= Louis F. Moench =

Louis Frederick Moench (July 29, 1847 – April 25, 1916) was the founding president of Weber Stake Academy and the father of education in Northern Utah, on the same level of importance as John R. Park and Karl G. Maeser to the development of education in Utah.

Moench was born in Neuffen, Germany. He was educated in Germany, but before completing studies at a gymnasium came to Chicago, United States, with his family. He eventually graduated from Bryant & Stratton College there. He then headed west with the intention of becoming an educator in California. However he stopped in Salt Lake City in 1864 and through the kindness of the people there came to join the Church of Jesus Christ of Latter-day Saints. For a short time beginning in 1867, Moench was an instructor at the University of Deseret (the predecessor of the University of Utah). He then taught at a "Select School" in Salt Lake where Brigham Young's sons and daughters and only select people in Salt Lake City were in attendance. In 1870, he moved to Brigham City and established the "Select School." In 1872, he accepted a position to organize and teach at Ogden, Utah at the Ogden Seminary. In 1875, as he continued to teach, he accepted the position of Superintendent of Schools for Weber County, retiring in 1883.

In Ogden, Moench was supervisor of the city and county schools. He is considered the first president of Weber State University as he was, beginning in 1889, the first principal of Weber Stake Academy. A second term began in 1894. He was succeeded as head of the academy in 1902 by David O. McKay.

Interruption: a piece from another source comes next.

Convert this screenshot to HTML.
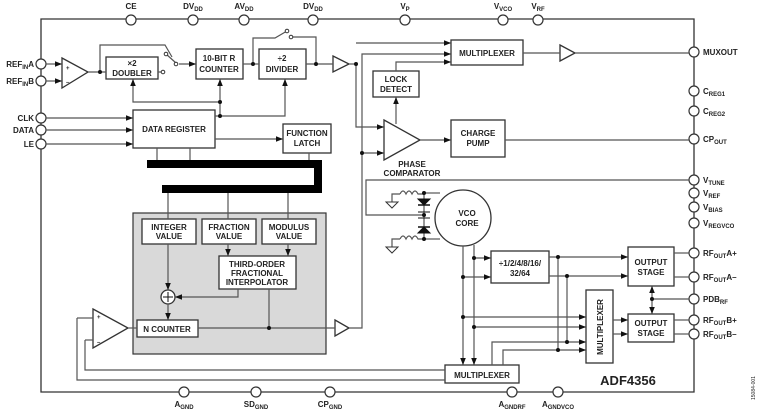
<!DOCTYPE html>
<html><head><meta charset="utf-8"><style>
html,body{margin:0;padding:0;background:#fff;}
svg{display:block;font-family:"Liberation Sans",Arial,sans-serif;font-weight:bold;}
text{fill:#222;}
</style></head><body>
<svg width="760" height="413" viewBox="0 0 760 413" xmlns="http://www.w3.org/2000/svg">
<defs>
<marker id="a" viewBox="0 0 10 10" refX="10" refY="5" markerWidth="7" markerHeight="7" orient="auto" markerUnits="userSpaceOnUse"><path d="M0,1 L10,5 L0,9 z" fill="#111"/></marker>
</defs>
<g fill="none" stroke="#333" stroke-width="1.3">
<path d="M41,19 H694 V392 H41 Z"/>
</g>
<g fill="#fff" stroke="#333" stroke-width="1.2">
<circle cx="131" cy="20" r="5"/><circle cx="193" cy="20" r="5"/><circle cx="244" cy="20" r="5"/><circle cx="313" cy="20" r="5"/>
<circle cx="405" cy="20" r="5"/><circle cx="503" cy="20" r="5"/><circle cx="538" cy="20" r="5"/>
<circle cx="41" cy="64" r="5"/><circle cx="41" cy="81" r="5"/><circle cx="41" cy="118" r="5"/><circle cx="41" cy="130" r="5"/><circle cx="41" cy="144" r="5"/>
<circle cx="694" cy="52" r="5"/><circle cx="694" cy="91" r="5"/><circle cx="694" cy="111" r="5"/><circle cx="694" cy="139" r="5"/>
<circle cx="694" cy="180" r="5"/><circle cx="694" cy="193" r="5"/><circle cx="694" cy="207" r="5"/><circle cx="694" cy="223" r="5"/>
<circle cx="694" cy="253" r="5"/><circle cx="694" cy="277" r="5"/><circle cx="694" cy="299" r="5"/><circle cx="694" cy="320" r="5"/><circle cx="694" cy="334" r="5"/>
<circle cx="184" cy="392" r="5"/><circle cx="256" cy="392" r="5"/><circle cx="330" cy="392" r="5"/><circle cx="512" cy="392" r="5"/><circle cx="558" cy="392" r="5"/>
</g>
<rect x="133" y="213" width="193" height="141" fill="#d9d9d9" stroke="#333" stroke-width="1.2"/>
<g fill="#fff" stroke="#333" stroke-width="1.3">
<rect x="106" y="57" width="52" height="22"/>
<rect x="196" y="49" width="47" height="30"/>
<rect x="259" y="49" width="47" height="30"/>
<rect x="133" y="110" width="82" height="38"/>
<rect x="283" y="124" width="48" height="29"/>
<rect x="142" y="219" width="54" height="25"/>
<rect x="202" y="219" width="54" height="25"/>
<rect x="262" y="219" width="54" height="25"/>
<rect x="219" y="256" width="77" height="33"/>
<rect x="137" y="320" width="61" height="17"/>
<rect x="451" y="40" width="72" height="25"/>
<rect x="373" y="71" width="46" height="26"/>
<rect x="451" y="120" width="54" height="37"/>
<rect x="491" y="251" width="58" height="32"/>
<rect x="628" y="247" width="46" height="39"/>
<rect x="628" y="314" width="46" height="28"/>
<rect x="586" y="290" width="27" height="73"/>
<rect x="445" y="365" width="74" height="18"/>
<circle cx="463" cy="218" r="28"/>
<circle cx="168" cy="297" r="7"/>
<path d="M62,58 L88,72 L62,88 Z"/>
<path d="M333,56 L349,64 L333,72 Z"/>
<path d="M560,45 L575,53 L560,61 Z"/>
<path d="M384,120 L420,140 L384,160 Z"/>
<path d="M93,309 L128,328 L93,348 Z"/>
<path d="M335,320 L349,328 L335,336 Z"/>
</g>
<path d="M147,164 H318 V189 H162" fill="none" stroke="#000" stroke-width="8"/>
<g fill="none" stroke="#555" stroke-width="1.2">
<path d="M46,64 H62" marker-end="url(#a)"/><path d="M46,81 H62" marker-end="url(#a)"/>
<path d="M46,118 H133" marker-end="url(#a)"/><path d="M46,130 H133" marker-end="url(#a)"/><path d="M46,144 H133" marker-end="url(#a)"/>
<path d="M88,72 H106"/><path d="M100,72 V45 H165 L172,57"/><path d="M158,72 H163"/>
<path d="M166,54 L176,63"/><path d="M179,64 H196" marker-end="url(#a)"/>
<path d="M243,64 H259"/><path d="M253,64 V38 H275 L287,31"/><path d="M291,37 H316 V64"/><path d="M306,64 H333"/>
<path d="M349,64 H356"/>
<path d="M220,102 H133 V79" marker-end="url(#a)"/>
<path d="M220,116 V79" marker-end="url(#a)"/><path d="M215,116 H285 V79" marker-end="url(#a)"/>
<path d="M215,139 H283" marker-end="url(#a)"/>
<path d="M157,148 V160"/><path d="M190,148 V160"/><path d="M309,153 V160"/>
<path d="M168,193 V219"/><path d="M228,193 V219"/><path d="M288,193 V219"/>
<path d="M228,244 V256" marker-end="url(#a)"/><path d="M288,244 V256" marker-end="url(#a)"/>
<path d="M168,244 V290" marker-end="url(#a)"/><path d="M238,289 V297 H175" marker-end="url(#a)"/>
<path d="M168,304 V320" marker-end="url(#a)"/>
<path d="M128,328 H137"/><path d="M198,328 H335"/><path d="M269,289 V328"/>
<path d="M349,328 H362 V54 H451" marker-end="url(#a)"/>
<path d="M356,64 V127 H384" marker-end="url(#a)"/>
<path d="M356,43 H451" marker-end="url(#a)"/>
<path d="M362,153 H384" marker-end="url(#a)"/>
<path d="M396,124 V97" marker-end="url(#a)"/>
<path d="M396,71 V62 H451" marker-end="url(#a)"/>
<path d="M523,53 H560"/><path d="M575,53 H689"/>
<path d="M420,140 H451" marker-end="url(#a)"/><path d="M505,140 H689"/>
<path d="M689,180 H366 V215 H424"/>
<path d="M424,193 H440"/><path d="M424,239 H440"/>
<path d="M400,194 q3,-6 6,0 q3,-6 6,0 q3,-6 6,0 H424"/><path d="M400,194 H392 V202"/>
<path d="M400,239 q3,-6 6,0 q3,-6 6,0 q3,-6 6,0 H424"/><path d="M400,239 H392 V247"/>
<path d="M424,193 V239"/>
<path d="M463,246 V365" marker-end="url(#a)"/><path d="M474,245 V365" marker-end="url(#a)"/>
<path d="M474,258 H491" marker-end="url(#a)"/><path d="M463,277 H491" marker-end="url(#a)"/>
<path d="M549,257 H628" marker-end="url(#a)"/><path d="M549,276 H628" marker-end="url(#a)"/>
<path d="M558,257 V350"/><path d="M567,276 V342"/>
<path d="M463,317 H586" marker-end="url(#a)"/><path d="M474,327 H586" marker-end="url(#a)"/>
<path d="M492,365 V342 H586" marker-end="url(#a)"/><path d="M503,365 V350 H586" marker-end="url(#a)"/>
<path d="M613,320 H628" marker-end="url(#a)"/><path d="M613,334 H628" marker-end="url(#a)"/>
<path d="M674,253 H689"/><path d="M674,277 H689"/><path d="M674,320 H689"/><path d="M674,334 H689"/>
<path d="M652,299 H689"/><path d="M652,299 V286" marker-end="url(#a)"/><path d="M652,299 V314" marker-end="url(#a)"/>
<path d="M77,318 H93"/><path d="M77,318 V380 H445"/>
<path d="M85,340 H93"/><path d="M85,340 V370 H445"/>
</g>
<g fill="none" stroke="#333" stroke-width="1"><path d="M386,202 H398 L392,208 Z"/><path d="M386,247 H398 L392,253 Z"/></g>
<g fill="#111" stroke="#111">
<path d="M418,199 H430 L424,205 Z"/><path d="M418,205 H430" stroke-width="1.5"/>
<path d="M418,212 H430"/><path d="M418,218 H430"/>
<path d="M418,233 H430 L424,227 Z"/><path d="M418,227 H430" stroke-width="1.5"/>
</g>
<g fill="#111">
<circle cx="100" cy="72" r="2"/><circle cx="253" cy="64" r="2"/><circle cx="316" cy="64" r="2"/><circle cx="356" cy="64" r="2"/>
<circle cx="220" cy="102" r="2"/><circle cx="220" cy="116" r="2"/><circle cx="269" cy="328" r="2"/><circle cx="362" cy="153" r="2"/>
<circle cx="424" cy="193" r="2"/><circle cx="424" cy="239" r="2"/><circle cx="424" cy="215" r="2"/>
<circle cx="474" cy="258" r="2"/><circle cx="463" cy="277" r="2"/><circle cx="463" cy="317" r="2"/><circle cx="474" cy="327" r="2"/>
<circle cx="558" cy="257" r="2"/><circle cx="567" cy="276" r="2"/><circle cx="567" cy="342" r="2"/><circle cx="558" cy="350" r="2"/>
<circle cx="652" cy="299" r="2"/>
<circle cx="166" cy="54" r="1.8" fill="#fff" stroke="#333"/><circle cx="176" cy="64" r="1.8" fill="#fff" stroke="#333"/><circle cx="163" cy="72" r="1.8" fill="#fff" stroke="#333"/>
<circle cx="287" cy="31" r="1.8" fill="#fff" stroke="#333"/><circle cx="291" cy="37" r="1.8" fill="#fff" stroke="#333"/>
</g>
<path d="M163,297 H173 M168,292 V302" stroke="#111" stroke-width="1"/>
<g font-size="8" text-anchor="middle">
<text x="131" y="9">CE</text>
<text x="193" y="9">DV<tspan font-size="6" dy="2">DD</tspan></text>
<text x="244" y="9">AV<tspan font-size="6" dy="2">DD</tspan></text>
<text x="313" y="9">DV<tspan font-size="6" dy="2">DD</tspan></text>
<text x="405" y="9">V<tspan font-size="6" dy="2">P</tspan></text>
<text x="503" y="9">V<tspan font-size="6" dy="2">VCO</tspan></text>
<text x="538" y="9">V<tspan font-size="6" dy="2">RF</tspan></text>
<text x="184" y="407">A<tspan font-size="6" dy="2">GND</tspan></text>
<text x="256" y="407">SD<tspan font-size="6" dy="2">GND</tspan></text>
<text x="330" y="407">CP<tspan font-size="6" dy="2">GND</tspan></text>
<text x="512" y="407">A<tspan font-size="6" dy="2">GNDRF</tspan></text>
<text x="558" y="407">A<tspan font-size="6" dy="2">GNDVCO</tspan></text>
<text x="132" y="66">×2</text><text x="132" y="76">DOUBLER</text>
<text x="219" y="61">10-BIT R</text><text x="219" y="72">COUNTER</text>
<text x="282" y="61">÷2</text><text x="282" y="72">DIVIDER</text>
<text x="174" y="132">DATA REGISTER</text>
<text x="307" y="136">FUNCTION</text><text x="307" y="146">LATCH</text>
<text x="169" y="230">INTEGER</text><text x="169" y="239">VALUE</text>
<text x="229" y="230">FRACTION</text><text x="229" y="239">VALUE</text>
<text x="289" y="230">MODULUS</text><text x="289" y="239">VALUE</text>
<text x="257" y="267">THIRD-ORDER</text><text x="257" y="276">FRACTIONAL</text><text x="257" y="285">INTERPOLATOR</text>
<text x="167" y="332">N COUNTER</text>
<text x="487" y="56">MULTIPLEXER</text>
<text x="396" y="82">LOCK</text><text x="396" y="92">DETECT</text>
<text x="478" y="136">CHARGE</text><text x="478" y="146">PUMP</text>
<text x="412" y="167">PHASE</text><text x="412" y="176">COMPARATOR</text>
<text x="467" y="216">VCO</text><text x="467" y="226">CORE</text>
<text x="520" y="266">÷1/2/4/8/16/</text><text x="520" y="276">32/64</text>
<text x="651" y="265">OUTPUT</text><text x="651" y="275">STAGE</text>
<text x="651" y="326">OUTPUT</text><text x="651" y="336">STAGE</text>
<text x="482" y="378">MULTIPLEXER</text>
<text transform="translate(603,327) rotate(-90)">MULTIPLEXER</text>
<text x="628" y="385" font-size="13">ADF4356</text>
</g>
<g font-size="8" text-anchor="end">
<text x="34" y="67">REF<tspan font-size="6" dy="2">IN</tspan><tspan dy="-2">A</tspan></text>
<text x="34" y="84">REF<tspan font-size="6" dy="2">IN</tspan><tspan dy="-2">B</tspan></text>
<text x="34" y="121">CLK</text><text x="34" y="133">DATA</text><text x="34" y="147">LE</text>
</g>
<g font-size="8">
<text x="703" y="55">MUXOUT</text>
<text x="703" y="94">C<tspan font-size="6" dy="2">REG1</tspan></text>
<text x="703" y="114">C<tspan font-size="6" dy="2">REG2</tspan></text>
<text x="703" y="142">CP<tspan font-size="6" dy="2">OUT</tspan></text>
<text x="703" y="183">V<tspan font-size="6" dy="2">TUNE</tspan></text>
<text x="703" y="196">V<tspan font-size="6" dy="2">REF</tspan></text>
<text x="703" y="210">V<tspan font-size="6" dy="2">BIAS</tspan></text>
<text x="703" y="226">V<tspan font-size="6" dy="2">REGVCO</tspan></text>
<text x="703" y="256">RF<tspan font-size="6" dy="2">OUT</tspan><tspan dy="-2">A+</tspan></text>
<text x="703" y="280">RF<tspan font-size="6" dy="2">OUT</tspan><tspan dy="-2">A–</tspan></text>
<text x="703" y="302">PDB<tspan font-size="6" dy="2">RF</tspan></text>
<text x="703" y="323">RF<tspan font-size="6" dy="2">OUT</tspan><tspan dy="-2">B+</tspan></text>
<text x="703" y="337">RF<tspan font-size="6" dy="2">OUT</tspan><tspan dy="-2">B–</tspan></text>
</g>
<g font-size="6"><text x="97" y="319">+</text><text x="97" y="344">–</text><text x="66" y="70">+</text><text x="66" y="84">–</text></g>
<text transform="translate(755,400) rotate(-90)" font-size="5" font-weight="normal">15084-001</text>
</svg>
</body></html>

Moench also served as a missionary for the LDS Church in Switzerland and Germany. While on this mission he published many materials in German. The most notable of these was the hymn "Hark, All Ye Nations" set to music by George F. Root. This hymn became the most loved hymn of the German-speaking Latter-day Saints and was translated into English and published as part of the 1985 version of the LDS hymnbook.

Moench was also the assistant superintendent of the Sunday Schools of the Weber Stake under Richard Ballantyne.

His daughter was the fictionist Laura Moench Jenkins who also wrote of her father's life as "A Sketch in the Life of Professor Louis Frederick Moench"; his daughter Delecta Moench Davis also wrote about him in "The Story of a Pioneer."

==Sources==
- Karen Lynn Davidson. The Stories of Our Latter-day Saint Hymns. (Salt Lake City: Deseret Book, 1988) p. 413.
- Andrew Jenson. LDS Biographical Encyclopedia. Vol. 2, p. 244.